The fact of the matter is that all 203 First Nations in British Columbia have different approaches to governance. The last thing any of us need is intervention from foreign groups that want to hijack our future for their own objectives.
Unfortunately, that’s what’s happening right now. I can assure you that most Aboriginal people, their elected band councils and even their hereditary chiefs are far more interested in ending poverty, suicide and the hopelessness we inherited from the past than in pleasing some environmental activist group.
We appreciate the concern that most Canadians have for the well-being of our Aboriginal peoples. But we want reconciliation on our own terms.
It might make you feel better to stand in front of a bridge or stop a railway crossing, but what you are really doing is turning public opinion against First Nations who never asked for your “help” in the first place.
We are lucky that no one has been seriously hurt or killed so far. Most Aboriginal leaders want to keep it that way.
That being said, I do take offence when fellow Aboriginals stick their nose where it doesn’t belong. Grand Chief Stewart Phillip, who has been president of the Union of B.C. Indian Chiefs since 1998, is a prime example by recently declaring that “reconciliation cannot be achieved at gunpoint.”
Police wouldn’t have to get involved if we didn’t have outsiders like Phillip stirring up the pot and dividing us, instead of supporting all First Nations equally.
Many First Nations have invested years into establishing their own rights and title, only to have inflammatory comments and actions attempt to set back genuine efforts at reconciliation.
Time and again, self-appointed “Aboriginal spokespeople” try to push their own agenda at the expense of those living both on- and off-reserve.
However, as an elected chief councillor of the Haisla Nation for a number of years, I learned a few things along the way.
First, work from the ground up — meaning do what you can for anybody in need an opportunity at a good life — regardless of ethnicity.

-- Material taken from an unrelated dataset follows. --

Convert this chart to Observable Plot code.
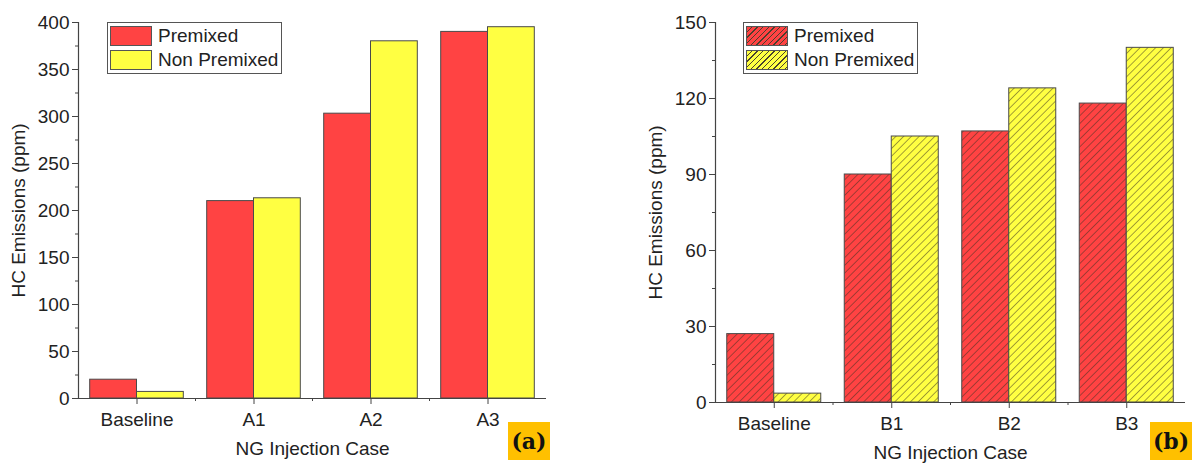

Second, we are not always talking about Aboriginal people. If we pull First Nations out of poverty, we in turn strengthen all other communities, provinces and the country as a whole.
Last of all, stick to the facts. In this case, read all of the case law delivered by the courts and understand the principles that each case provides, and then use these principles to build the future you want.
The bottom line is First Nations want to be independent from the Indian Act funding, and we definitely want to break the cycle of poverty that was passed down to us.
There are very brave Aboriginal leaders out there who are not swayed by distraction politics and they always do what’s best for their communities.
Many of our matriarchs, elders and chiefs have been waiting for decades to see the day when we could see our children and our grandchildren succeed. That day came 15 years ago in my community.
It will be more than just a shame if those people who want to see us fail achieve their goals. I, for one, think that fighting for a future for the next generation of Aboriginals is a worthwhile fight.
For that simple reason, I will continue to oppose those who want to keep us poor and under the Indian Act.
This includes foreign money that has no business interfering with reconciliation.